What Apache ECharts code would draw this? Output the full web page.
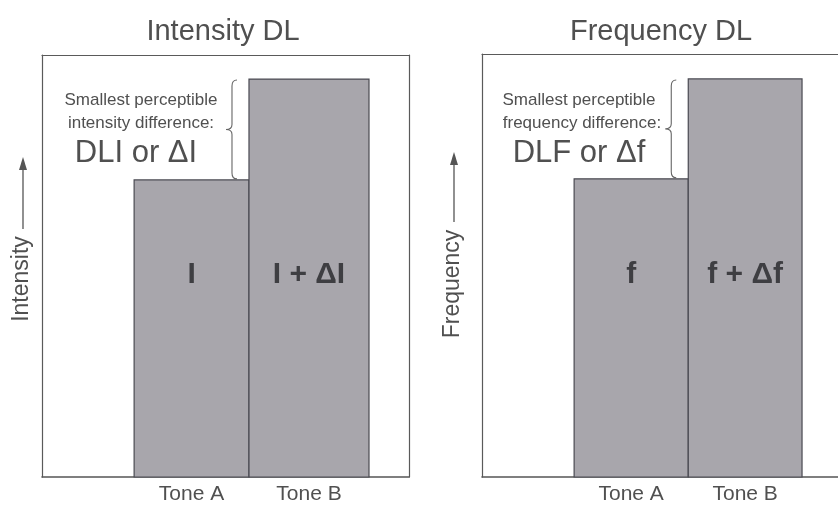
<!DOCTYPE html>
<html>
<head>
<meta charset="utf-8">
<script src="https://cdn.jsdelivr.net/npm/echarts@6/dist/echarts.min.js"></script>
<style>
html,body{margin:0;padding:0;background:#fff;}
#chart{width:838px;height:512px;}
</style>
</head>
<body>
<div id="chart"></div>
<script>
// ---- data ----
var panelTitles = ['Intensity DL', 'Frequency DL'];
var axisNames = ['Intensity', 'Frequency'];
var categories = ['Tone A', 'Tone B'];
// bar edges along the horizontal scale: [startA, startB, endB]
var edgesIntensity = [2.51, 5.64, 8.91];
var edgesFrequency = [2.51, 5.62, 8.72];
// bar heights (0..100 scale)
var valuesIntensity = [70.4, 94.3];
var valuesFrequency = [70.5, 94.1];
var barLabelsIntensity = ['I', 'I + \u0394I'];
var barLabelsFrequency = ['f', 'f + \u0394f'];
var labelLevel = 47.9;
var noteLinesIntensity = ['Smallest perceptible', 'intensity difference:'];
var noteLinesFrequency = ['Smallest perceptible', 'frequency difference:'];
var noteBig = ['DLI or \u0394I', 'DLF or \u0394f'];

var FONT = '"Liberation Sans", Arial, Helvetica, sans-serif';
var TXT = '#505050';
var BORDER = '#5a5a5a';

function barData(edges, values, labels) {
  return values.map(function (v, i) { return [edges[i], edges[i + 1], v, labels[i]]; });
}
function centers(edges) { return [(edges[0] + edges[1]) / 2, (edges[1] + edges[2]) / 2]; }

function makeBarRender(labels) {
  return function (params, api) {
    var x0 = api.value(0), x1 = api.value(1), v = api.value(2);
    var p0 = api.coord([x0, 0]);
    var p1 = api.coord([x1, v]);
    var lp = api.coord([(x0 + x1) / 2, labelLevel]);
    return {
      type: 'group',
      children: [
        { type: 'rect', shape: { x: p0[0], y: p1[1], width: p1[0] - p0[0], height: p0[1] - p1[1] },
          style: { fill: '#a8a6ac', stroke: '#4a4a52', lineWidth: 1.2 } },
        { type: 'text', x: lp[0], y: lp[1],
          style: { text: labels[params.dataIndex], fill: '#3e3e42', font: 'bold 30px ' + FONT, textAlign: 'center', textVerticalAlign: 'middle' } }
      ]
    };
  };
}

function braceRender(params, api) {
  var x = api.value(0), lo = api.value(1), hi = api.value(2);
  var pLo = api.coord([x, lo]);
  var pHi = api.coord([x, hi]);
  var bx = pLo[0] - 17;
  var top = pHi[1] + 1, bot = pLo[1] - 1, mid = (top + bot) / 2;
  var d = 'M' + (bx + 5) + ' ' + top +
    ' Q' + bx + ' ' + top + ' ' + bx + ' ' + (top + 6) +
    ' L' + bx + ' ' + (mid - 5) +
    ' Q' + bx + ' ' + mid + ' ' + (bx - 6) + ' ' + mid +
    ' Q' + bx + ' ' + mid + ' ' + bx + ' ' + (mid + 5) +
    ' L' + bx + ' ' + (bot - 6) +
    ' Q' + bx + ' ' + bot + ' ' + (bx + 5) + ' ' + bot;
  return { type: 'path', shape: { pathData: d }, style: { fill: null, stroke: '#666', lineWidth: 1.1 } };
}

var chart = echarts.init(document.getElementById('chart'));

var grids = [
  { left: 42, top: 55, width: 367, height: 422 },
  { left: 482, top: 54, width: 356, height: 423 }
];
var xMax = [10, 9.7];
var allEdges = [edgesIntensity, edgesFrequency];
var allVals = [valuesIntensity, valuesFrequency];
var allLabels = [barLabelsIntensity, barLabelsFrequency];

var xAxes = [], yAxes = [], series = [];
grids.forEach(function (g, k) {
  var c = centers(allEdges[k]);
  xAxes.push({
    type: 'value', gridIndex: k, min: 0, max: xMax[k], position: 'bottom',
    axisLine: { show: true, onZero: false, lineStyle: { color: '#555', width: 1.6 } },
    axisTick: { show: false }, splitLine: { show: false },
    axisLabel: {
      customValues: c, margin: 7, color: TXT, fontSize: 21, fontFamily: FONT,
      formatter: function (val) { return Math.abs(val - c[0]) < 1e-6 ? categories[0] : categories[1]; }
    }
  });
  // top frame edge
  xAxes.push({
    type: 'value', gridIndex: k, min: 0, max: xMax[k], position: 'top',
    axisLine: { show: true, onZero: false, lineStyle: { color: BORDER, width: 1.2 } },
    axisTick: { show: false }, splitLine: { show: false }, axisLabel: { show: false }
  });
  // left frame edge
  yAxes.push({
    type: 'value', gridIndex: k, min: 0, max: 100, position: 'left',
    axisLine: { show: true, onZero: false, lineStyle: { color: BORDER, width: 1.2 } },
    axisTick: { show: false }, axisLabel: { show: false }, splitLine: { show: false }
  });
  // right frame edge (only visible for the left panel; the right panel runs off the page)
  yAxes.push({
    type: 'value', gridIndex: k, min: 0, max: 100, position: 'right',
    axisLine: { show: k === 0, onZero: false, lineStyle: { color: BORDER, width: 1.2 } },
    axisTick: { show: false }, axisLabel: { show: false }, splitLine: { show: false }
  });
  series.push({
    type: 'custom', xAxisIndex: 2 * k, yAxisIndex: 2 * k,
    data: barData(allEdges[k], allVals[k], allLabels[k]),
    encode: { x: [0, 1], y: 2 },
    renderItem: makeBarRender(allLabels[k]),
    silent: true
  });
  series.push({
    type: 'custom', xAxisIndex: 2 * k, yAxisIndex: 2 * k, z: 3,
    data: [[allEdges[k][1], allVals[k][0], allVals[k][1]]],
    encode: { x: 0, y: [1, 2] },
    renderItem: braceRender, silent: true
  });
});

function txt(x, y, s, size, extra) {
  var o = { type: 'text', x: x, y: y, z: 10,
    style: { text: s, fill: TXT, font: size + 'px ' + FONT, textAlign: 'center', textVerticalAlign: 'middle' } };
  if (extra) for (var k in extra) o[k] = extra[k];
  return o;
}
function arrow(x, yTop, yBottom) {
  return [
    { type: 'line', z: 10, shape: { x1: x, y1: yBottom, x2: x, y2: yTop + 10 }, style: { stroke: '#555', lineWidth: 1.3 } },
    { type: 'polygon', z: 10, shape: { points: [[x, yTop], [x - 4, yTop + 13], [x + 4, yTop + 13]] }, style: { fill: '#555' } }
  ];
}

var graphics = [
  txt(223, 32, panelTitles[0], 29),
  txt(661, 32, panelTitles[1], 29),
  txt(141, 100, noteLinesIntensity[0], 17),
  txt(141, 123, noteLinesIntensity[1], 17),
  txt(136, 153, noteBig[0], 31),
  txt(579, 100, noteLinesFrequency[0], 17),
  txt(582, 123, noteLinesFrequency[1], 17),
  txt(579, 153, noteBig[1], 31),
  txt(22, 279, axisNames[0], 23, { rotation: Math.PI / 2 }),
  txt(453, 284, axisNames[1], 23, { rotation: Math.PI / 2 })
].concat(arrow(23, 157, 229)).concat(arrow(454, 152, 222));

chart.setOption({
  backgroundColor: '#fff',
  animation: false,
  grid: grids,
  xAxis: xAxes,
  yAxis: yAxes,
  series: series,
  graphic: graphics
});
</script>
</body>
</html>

___

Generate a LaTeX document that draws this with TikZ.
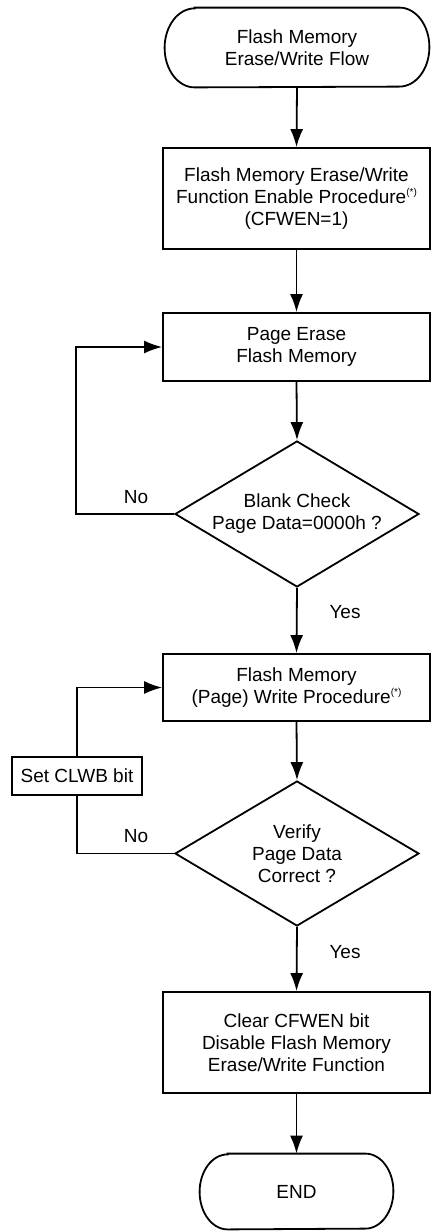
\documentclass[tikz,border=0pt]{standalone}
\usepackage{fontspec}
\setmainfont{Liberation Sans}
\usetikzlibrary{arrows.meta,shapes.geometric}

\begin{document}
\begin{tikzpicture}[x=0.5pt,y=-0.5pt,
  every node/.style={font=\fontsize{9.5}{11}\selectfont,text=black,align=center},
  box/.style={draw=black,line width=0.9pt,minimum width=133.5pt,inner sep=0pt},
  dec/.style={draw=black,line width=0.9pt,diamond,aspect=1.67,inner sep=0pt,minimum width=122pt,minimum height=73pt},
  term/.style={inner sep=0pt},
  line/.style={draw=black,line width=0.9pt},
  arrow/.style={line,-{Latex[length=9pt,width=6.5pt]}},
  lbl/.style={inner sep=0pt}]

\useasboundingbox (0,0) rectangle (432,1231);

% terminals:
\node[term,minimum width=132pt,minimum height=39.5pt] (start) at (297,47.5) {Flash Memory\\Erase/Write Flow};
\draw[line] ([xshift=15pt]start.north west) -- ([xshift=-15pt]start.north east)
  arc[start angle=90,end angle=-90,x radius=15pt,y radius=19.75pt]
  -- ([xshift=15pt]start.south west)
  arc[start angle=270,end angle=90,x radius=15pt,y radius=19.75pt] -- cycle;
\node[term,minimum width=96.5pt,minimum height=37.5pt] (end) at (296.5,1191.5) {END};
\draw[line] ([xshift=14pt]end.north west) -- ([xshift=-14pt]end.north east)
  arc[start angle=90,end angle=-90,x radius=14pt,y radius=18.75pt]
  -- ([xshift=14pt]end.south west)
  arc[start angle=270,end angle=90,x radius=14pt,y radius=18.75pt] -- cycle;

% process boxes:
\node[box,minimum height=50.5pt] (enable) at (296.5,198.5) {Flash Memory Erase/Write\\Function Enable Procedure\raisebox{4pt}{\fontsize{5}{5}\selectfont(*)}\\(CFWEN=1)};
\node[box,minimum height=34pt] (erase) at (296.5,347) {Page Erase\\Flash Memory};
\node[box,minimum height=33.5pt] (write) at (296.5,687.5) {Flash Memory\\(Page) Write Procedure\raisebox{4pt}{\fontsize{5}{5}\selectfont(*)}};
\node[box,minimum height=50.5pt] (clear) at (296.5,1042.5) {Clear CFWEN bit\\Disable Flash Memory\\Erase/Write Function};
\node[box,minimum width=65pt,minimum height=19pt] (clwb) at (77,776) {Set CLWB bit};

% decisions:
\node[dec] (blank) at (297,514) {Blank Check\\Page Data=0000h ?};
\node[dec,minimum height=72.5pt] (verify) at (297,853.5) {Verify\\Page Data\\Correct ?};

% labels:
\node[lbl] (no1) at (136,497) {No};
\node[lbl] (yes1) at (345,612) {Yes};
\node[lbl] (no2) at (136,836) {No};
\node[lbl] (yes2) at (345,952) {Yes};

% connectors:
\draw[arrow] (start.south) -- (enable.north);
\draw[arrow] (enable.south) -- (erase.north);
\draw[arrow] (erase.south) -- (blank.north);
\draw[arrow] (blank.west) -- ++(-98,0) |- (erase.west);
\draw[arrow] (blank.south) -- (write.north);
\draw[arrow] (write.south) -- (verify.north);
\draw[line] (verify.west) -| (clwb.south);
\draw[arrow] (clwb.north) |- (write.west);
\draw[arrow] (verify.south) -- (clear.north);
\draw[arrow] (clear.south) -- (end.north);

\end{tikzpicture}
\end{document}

___

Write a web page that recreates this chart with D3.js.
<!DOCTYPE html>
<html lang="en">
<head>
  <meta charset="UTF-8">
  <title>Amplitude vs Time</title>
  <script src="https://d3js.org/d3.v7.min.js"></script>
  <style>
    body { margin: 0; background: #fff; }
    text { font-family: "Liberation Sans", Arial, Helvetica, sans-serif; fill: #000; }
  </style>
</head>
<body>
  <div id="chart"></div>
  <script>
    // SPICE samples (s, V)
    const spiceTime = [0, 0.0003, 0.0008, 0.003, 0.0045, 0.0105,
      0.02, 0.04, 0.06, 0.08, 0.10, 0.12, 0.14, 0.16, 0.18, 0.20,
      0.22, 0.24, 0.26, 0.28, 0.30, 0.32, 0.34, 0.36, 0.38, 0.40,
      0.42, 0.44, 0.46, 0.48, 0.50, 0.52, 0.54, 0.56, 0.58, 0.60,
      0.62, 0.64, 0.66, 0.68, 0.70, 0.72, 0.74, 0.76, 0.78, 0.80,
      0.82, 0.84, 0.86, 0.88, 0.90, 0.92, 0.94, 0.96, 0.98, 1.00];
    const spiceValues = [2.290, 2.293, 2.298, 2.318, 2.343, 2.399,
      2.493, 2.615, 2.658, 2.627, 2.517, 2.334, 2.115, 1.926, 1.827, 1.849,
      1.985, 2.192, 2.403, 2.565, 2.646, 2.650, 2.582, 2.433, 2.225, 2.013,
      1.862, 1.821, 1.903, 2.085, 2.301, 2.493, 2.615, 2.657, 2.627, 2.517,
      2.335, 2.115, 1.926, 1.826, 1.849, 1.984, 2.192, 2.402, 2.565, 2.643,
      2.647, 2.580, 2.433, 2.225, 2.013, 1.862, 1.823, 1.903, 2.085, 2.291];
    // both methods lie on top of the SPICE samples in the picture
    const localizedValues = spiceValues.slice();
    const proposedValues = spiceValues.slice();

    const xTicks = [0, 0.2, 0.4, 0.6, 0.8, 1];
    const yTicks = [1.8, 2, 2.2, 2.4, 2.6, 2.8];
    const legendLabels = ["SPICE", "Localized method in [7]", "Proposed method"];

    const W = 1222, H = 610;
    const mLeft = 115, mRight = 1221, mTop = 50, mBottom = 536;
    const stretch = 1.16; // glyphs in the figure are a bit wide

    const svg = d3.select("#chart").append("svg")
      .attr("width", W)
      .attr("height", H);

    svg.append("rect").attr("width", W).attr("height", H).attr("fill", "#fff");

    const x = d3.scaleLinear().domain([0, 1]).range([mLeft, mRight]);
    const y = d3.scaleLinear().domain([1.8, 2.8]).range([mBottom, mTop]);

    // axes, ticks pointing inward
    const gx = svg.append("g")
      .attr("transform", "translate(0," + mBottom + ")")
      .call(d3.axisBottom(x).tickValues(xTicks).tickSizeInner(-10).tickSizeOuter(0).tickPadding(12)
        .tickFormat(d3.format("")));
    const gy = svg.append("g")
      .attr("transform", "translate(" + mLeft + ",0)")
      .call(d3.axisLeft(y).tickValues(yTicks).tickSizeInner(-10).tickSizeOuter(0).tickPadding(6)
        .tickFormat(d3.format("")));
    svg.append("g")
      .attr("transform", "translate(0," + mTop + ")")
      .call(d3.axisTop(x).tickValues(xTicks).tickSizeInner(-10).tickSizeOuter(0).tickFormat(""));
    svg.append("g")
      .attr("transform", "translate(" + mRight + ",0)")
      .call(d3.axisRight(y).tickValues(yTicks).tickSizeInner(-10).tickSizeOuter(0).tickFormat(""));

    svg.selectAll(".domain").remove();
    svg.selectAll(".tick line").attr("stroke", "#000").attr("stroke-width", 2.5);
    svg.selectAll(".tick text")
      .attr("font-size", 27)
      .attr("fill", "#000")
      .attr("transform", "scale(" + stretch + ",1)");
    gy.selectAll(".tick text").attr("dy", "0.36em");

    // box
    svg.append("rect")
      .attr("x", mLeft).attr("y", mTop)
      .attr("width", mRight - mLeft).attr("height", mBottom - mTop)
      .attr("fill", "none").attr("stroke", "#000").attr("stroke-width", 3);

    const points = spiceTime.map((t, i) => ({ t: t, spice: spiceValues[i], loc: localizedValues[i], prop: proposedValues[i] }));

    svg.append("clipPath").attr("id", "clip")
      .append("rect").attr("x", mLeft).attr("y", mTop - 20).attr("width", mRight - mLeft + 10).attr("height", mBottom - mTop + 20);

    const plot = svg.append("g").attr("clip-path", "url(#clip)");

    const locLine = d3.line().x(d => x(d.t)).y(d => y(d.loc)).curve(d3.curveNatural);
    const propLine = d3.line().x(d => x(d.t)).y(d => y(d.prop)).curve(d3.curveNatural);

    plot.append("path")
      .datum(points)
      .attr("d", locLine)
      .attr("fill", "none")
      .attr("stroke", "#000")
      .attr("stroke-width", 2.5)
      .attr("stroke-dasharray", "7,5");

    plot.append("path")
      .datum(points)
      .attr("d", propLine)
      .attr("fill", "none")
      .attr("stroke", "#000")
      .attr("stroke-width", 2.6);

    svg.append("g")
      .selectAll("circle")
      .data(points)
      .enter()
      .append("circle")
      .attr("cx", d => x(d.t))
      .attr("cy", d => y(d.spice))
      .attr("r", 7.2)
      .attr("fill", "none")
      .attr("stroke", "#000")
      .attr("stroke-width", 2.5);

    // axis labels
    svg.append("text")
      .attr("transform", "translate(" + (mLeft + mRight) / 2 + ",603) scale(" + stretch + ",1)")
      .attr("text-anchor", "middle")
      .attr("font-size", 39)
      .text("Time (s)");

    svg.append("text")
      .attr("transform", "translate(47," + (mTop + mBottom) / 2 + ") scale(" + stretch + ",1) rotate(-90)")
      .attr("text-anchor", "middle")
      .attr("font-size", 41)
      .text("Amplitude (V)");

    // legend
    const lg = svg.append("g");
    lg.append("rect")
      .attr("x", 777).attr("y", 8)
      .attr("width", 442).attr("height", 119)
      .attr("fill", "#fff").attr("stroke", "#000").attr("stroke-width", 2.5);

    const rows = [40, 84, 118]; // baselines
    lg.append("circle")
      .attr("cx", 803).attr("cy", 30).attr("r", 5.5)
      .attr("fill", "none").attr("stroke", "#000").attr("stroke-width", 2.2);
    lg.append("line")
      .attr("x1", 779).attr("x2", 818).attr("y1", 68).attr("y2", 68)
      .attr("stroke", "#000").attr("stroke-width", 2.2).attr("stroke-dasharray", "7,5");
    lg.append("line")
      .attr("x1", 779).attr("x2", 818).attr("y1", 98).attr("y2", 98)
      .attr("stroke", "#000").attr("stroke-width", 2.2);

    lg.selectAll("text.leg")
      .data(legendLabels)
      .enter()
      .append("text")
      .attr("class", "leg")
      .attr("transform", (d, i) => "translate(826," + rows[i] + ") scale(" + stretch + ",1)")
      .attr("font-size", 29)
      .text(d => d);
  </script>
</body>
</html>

___

**EXERCISE OBJECTIVE:** Leave the pictures aside and restate exactly the lines from the one containing "Generate a LaTeX" to the one containing "(0,0) rectangle (432,1231);", those two lines included.

**OUTPUT BELOW:**
Generate a LaTeX document that draws this with TikZ.
\documentclass[tikz,border=0pt]{standalone}
\usepackage{fontspec}
\setmainfont{Liberation Sans}
\usetikzlibrary{arrows.meta,shapes.geometric}

\begin{document}
\begin{tikzpicture}[x=0.5pt,y=-0.5pt,
  every node/.style={font=\fontsize{9.5}{11}\selectfont,text=black,align=center},
  box/.style={draw=black,line width=0.9pt,minimum width=133.5pt,inner sep=0pt},
  dec/.style={draw=black,line width=0.9pt,diamond,aspect=1.67,inner sep=0pt,minimum width=122pt,minimum height=73pt},
  term/.style={inner sep=0pt},
  line/.style={draw=black,line width=0.9pt},
  arrow/.style={line,-{Latex[length=9pt,width=6.5pt]}},
  lbl/.style={inner sep=0pt}]

\useasboundingbox (0,0) rectangle (432,1231);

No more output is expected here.